▶ _JOB_
Pictures stay out of the copy; set down each line of the listing below exactly.

▶ _SOURCE MATERIAL_
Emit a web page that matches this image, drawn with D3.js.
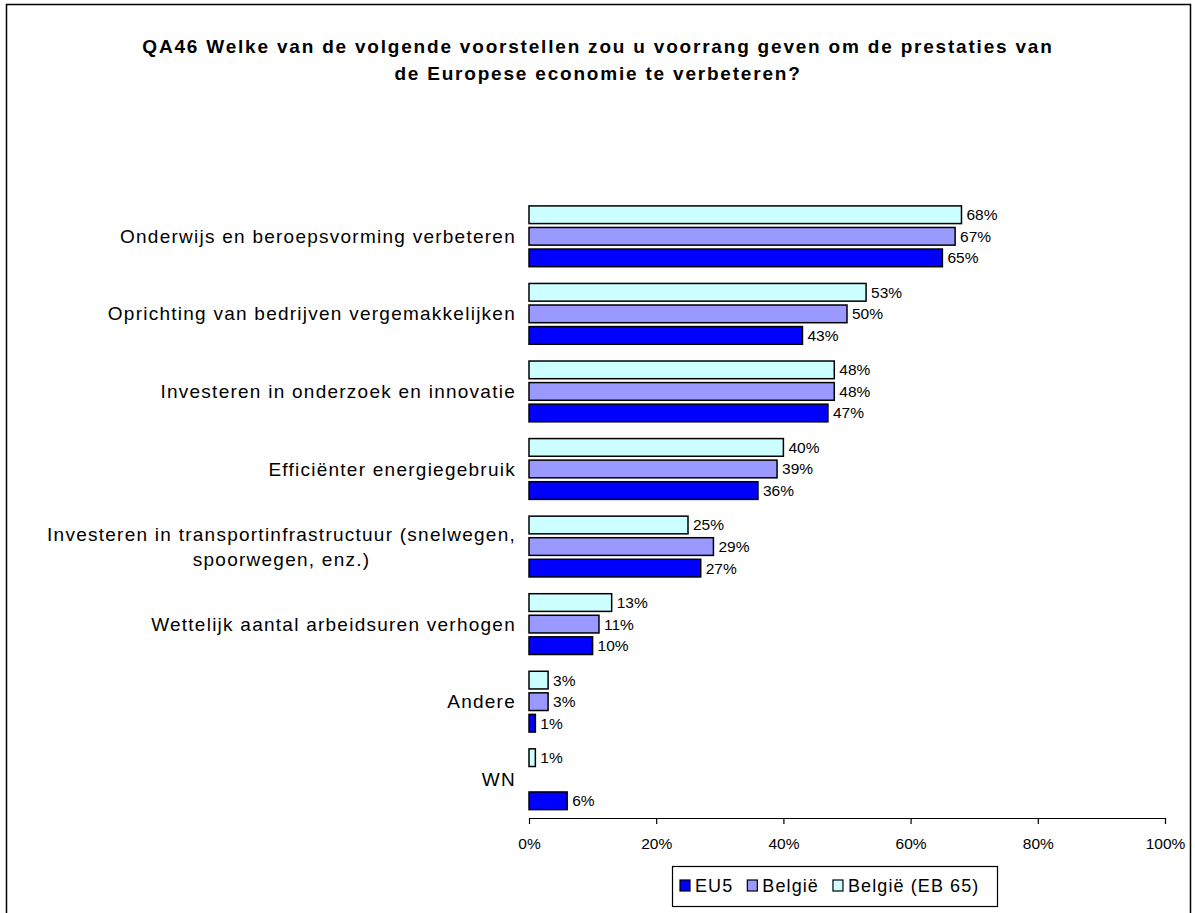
<!DOCTYPE html>
<html>
<head>
<meta charset="utf-8">
<script src="https://cdn.jsdelivr.net/npm/d3@7"></script>
<style>
  body { margin: 0; background: #fff; }
  svg { display: block; font-family: "Liberation Sans", Arial, sans-serif; }
</style>
</head>
<body>
<svg id="chart" width="1195" height="913"></svg>
<script>
const titleLines = [
  "QA46 Welke van de volgende voorstellen zou u voorrang geven om de prestaties van",
  "de Europese economie te verbeteren?"
];
const categories = [
  ["Onderwijs en beroepsvorming verbeteren"],
  ["Oprichting van bedrijven vergemakkelijken"],
  ["Investeren in onderzoek en innovatie"],
  ["Efficiënter energiegebruik"],
  ["Investeren in transportinfrastructuur (snelwegen,", "spoorwegen, enz.)"],
  ["Wettelijk aantal arbeidsuren verhogen"],
  ["Andere"],
  ["WN"]
];
const seriesNames = ["EU5", "België", "België (EB 65)"];
const eu5 =        [65, 43, 47, 36, 27, 10, 1, 6];
const belgie =     [67, 50, 48, 39, 29, 11, 3, null];
const belgieEB65 = [68, 53, 48, 40, 25, 13, 3, 1];
const seriesColors = ["#0000FF", "#9999FF", "#CCFFFF"];
const xTicks = [0, 20, 40, 60, 80, 100];

const svg = d3.select("#chart");
const W = 1195, H = 913;

// outer frame (no bottom edge)
svg.append("path")
  .attr("d", `M6.5,${H} V4.5 H1190.5 V${H}`)
  .attr("fill", "none").attr("stroke", "#000").attr("stroke-width", 1.5);

// title
svg.append("g").selectAll("text").data(titleLines).join("text")
  .attr("x", 598).attr("y", (d, i) => 53 + i * 27)
  .attr("text-anchor", "middle")
  .attr("font-weight", "bold").attr("font-size", 19)
  .attr("letter-spacing", 1.8)
  .text(d => d);

const catKeys = categories.map((c, i) => i);
const x = d3.scaleLinear().domain([0, 100]).range([529, 1165]);
const y0 = d3.scaleBand().domain(catKeys).range([197.5, 818]);
const order = [2, 1, 0]; // top to bottom: EB65, België, EU5
const y1 = d3.scaleBand().domain(order).range([8.4, 69.2]).paddingInner(0.18);

const seriesVals = [eu5, belgie, belgieEB65];
const rows = [];
catKeys.forEach(ci => {
  order.forEach(si => {
    const v = seriesVals[si][ci];
    if (v != null) rows.push({ ci, si, v });
  });
});

const g = svg.append("g");
g.selectAll("rect").data(rows).join("rect")
  .attr("x", x(0))
  .attr("y", d => y0(d.ci) + y1(d.si))
  .attr("width", d => x(d.v) - x(0))
  .attr("height", y1.bandwidth())
  .attr("fill", d => seriesColors[d.si])
  .attr("stroke", "#000").attr("stroke-width", 1.5);

g.selectAll("text.val").data(rows).join("text")
  .attr("class", "val")
  .attr("x", d => x(d.v) + 5)
  .attr("y", d => y0(d.ci) + y1(d.si) + y1.bandwidth() / 2)
  .attr("dy", "0.35em")
  .attr("font-size", 15.5)
  .text(d => d.v + "%");

// category labels
const labG = svg.append("g");
categories.forEach((lines, ci) => {
  const cy = y0(ci) + y0.bandwidth() / 2;
  const t = labG.append("g");
  const texts = lines.map((ln, li) => t.append("text")
    .attr("font-size", 19)
    .attr("letter-spacing", 1.25)
    .attr("y", cy + (li - (lines.length - 1) / 2) * 25)
    .attr("dy", "0.35em")
    .text(ln));
  const maxW = d3.max(texts, tx => tx.node().getComputedTextLength());
  texts.forEach(tx => tx.attr("text-anchor", "middle").attr("x", 516 - maxW / 2));
});

// x axis
const axis = svg.append("g")
  .attr("transform", "translate(0,818)")
  .call(d3.axisBottom(x).tickValues(xTicks).tickFormat(d => d + "%").tickSize(6).tickSizeOuter(0).tickPadding(14));
axis.selectAll("path, line").attr("stroke", "#000").attr("stroke-width", 1.2);
axis.selectAll("text").attr("font-size", 15.5).attr("fill", "#000").attr("font-family", "Liberation Sans, Arial, sans-serif");

// legend
const lg = svg.append("g");
lg.append("rect").attr("x", 672.5).attr("y", 866.5).attr("width", 325).attr("height", 40)
  .attr("fill", "#fff").attr("stroke", "#000").attr("stroke-width", 1.2);
const legItems = [0, 1, 2];
let lx = 680;
legItems.forEach(si => {
  lg.append("rect").attr("x", lx).attr("y", 880).attr("width", 10).attr("height", 11)
    .attr("fill", seriesColors[si]).attr("stroke", "#000").attr("stroke-width", 1.2);
  const t = lg.append("text").attr("x", lx + 15).attr("y", 886).attr("dy", "0.35em")
    .attr("font-size", 18).attr("letter-spacing", 1.1).text(seriesNames[si]);
  lx += 15 + t.node().getComputedTextLength() + 14;
});
</script>
</body>
</html>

▶ _OUTPUT OF THE TASK_
Emit a web page that matches this image, drawn with D3.js.
<!DOCTYPE html>
<html>
<head>
<meta charset="utf-8">
<script src="https://cdn.jsdelivr.net/npm/d3@7"></script>
<style>
  body { margin: 0; background: #fff; }
  svg { display: block; font-family: "Liberation Sans", Arial, sans-serif; }
</style>
</head>
<body>
<svg id="chart" width="1195" height="913"></svg>
<script>
const titleLines = [
  "QA46 Welke van de volgende voorstellen zou u voorrang geven om de prestaties van",
  "de Europese economie te verbeteren?"
];
const categories = [
  ["Onderwijs en beroepsvorming verbeteren"],
  ["Oprichting van bedrijven vergemakkelijken"],
  ["Investeren in onderzoek en innovatie"],
  ["Efficiënter energiegebruik"],
  ["Investeren in transportinfrastructuur (snelwegen,", "spoorwegen, enz.)"],
  ["Wettelijk aantal arbeidsuren verhogen"],
  ["Andere"],
  ["WN"]
];
const seriesNames = ["EU5", "België", "België (EB 65)"];
const eu5 =        [65, 43, 47, 36, 27, 10, 1, 6];
const belgie =     [67, 50, 48, 39, 29, 11, 3, null];
const belgieEB65 = [68, 53, 48, 40, 25, 13, 3, 1];
const seriesColors = ["#0000FF", "#9999FF", "#CCFFFF"];
const xTicks = [0, 20, 40, 60, 80, 100];

const svg = d3.select("#chart");
const W = 1195, H = 913;

// outer frame (no bottom edge)
svg.append("path")
  .attr("d", `M6.5,${H} V4.5 H1190.5 V${H}`)
  .attr("fill", "none").attr("stroke", "#000").attr("stroke-width", 1.5);

// title
svg.append("g").selectAll("text").data(titleLines).join("text")
  .attr("x", 598).attr("y", (d, i) => 53 + i * 27)
  .attr("text-anchor", "middle")
  .attr("font-weight", "bold").attr("font-size", 19)
  .attr("letter-spacing", 1.8)
  .text(d => d);

const catKeys = categories.map((c, i) => i);
const x = d3.scaleLinear().domain([0, 100]).range([529, 1165]);
const y0 = d3.scaleBand().domain(catKeys).range([197.5, 818]);
const order = [2, 1, 0]; // top to bottom: EB65, België, EU5
const y1 = d3.scaleBand().domain(order).range([8.4, 69.2]).paddingInner(0.18);

const seriesVals = [eu5, belgie, belgieEB65];
const rows = [];
catKeys.forEach(ci => {
  order.forEach(si => {
    const v = seriesVals[si][ci];
    if (v != null) rows.push({ ci, si, v });
  });
});

const g = svg.append("g");
g.selectAll("rect").data(rows).join("rect")
  .attr("x", x(0))
  .attr("y", d => y0(d.ci) + y1(d.si))
  .attr("width", d => x(d.v) - x(0))
  .attr("height", y1.bandwidth())
  .attr("fill", d => seriesColors[d.si])
  .attr("stroke", "#000").attr("stroke-width", 1.5);

g.selectAll("text.val").data(rows).join("text")
  .attr("class", "val")
  .attr("x", d => x(d.v) + 5)
  .attr("y", d => y0(d.ci) + y1(d.si) + y1.bandwidth() / 2)
  .attr("dy", "0.35em")
  .attr("font-size", 15.5)
  .text(d => d.v + "%");

// category labels
const labG = svg.append("g");
categories.forEach((lines, ci) => {
  const cy = y0(ci) + y0.bandwidth() / 2;
  const t = labG.append("g");
  const texts = lines.map((ln, li) => t.append("text")
    .attr("font-size", 19)
    .attr("letter-spacing", 1.25)
    .attr("y", cy + (li - (lines.length - 1) / 2) * 25)
    .attr("dy", "0.35em")
    .text(ln));
  const maxW = d3.max(texts, tx => tx.node().getComputedTextLength());
  texts.forEach(tx => tx.attr("text-anchor", "middle").attr("x", 516 - maxW / 2));
});

// x axis
const axis = svg.append("g")
  .attr("transform", "translate(0,818)")
  .call(d3.axisBottom(x).tickValues(xTicks).tickFormat(d => d + "%").tickSize(6).tickSizeOuter(0).tickPadding(14));
axis.selectAll("path, line").attr("stroke", "#000").attr("stroke-width", 1.2);
axis.selectAll("text").attr("font-size", 15.5).attr("fill", "#000").attr("font-family", "Liberation Sans, Arial, sans-serif");

// legend
const lg = svg.append("g");
lg.append("rect").attr("x", 672.5).attr("y", 866.5).attr("width", 325).attr("height", 40)
  .attr("fill", "#fff").attr("stroke", "#000").attr("stroke-width", 1.2);
const legItems = [0, 1, 2];
let lx = 680;
legItems.forEach(si => {
  lg.append("rect").attr("x", lx).attr("y", 880).attr("width", 10).attr("height", 11)
    .attr("fill", seriesColors[si]).attr("stroke", "#000").attr("stroke-width", 1.2);
  const t = lg.append("text").attr("x", lx + 15).attr("y", 886).attr("dy", "0.35em")
    .attr("font-size", 18).attr("letter-spacing", 1.1).text(seriesNames[si]);
  lx += 15 + t.node().getComputedTextLength() + 14;
});
</script>
</body>
</html>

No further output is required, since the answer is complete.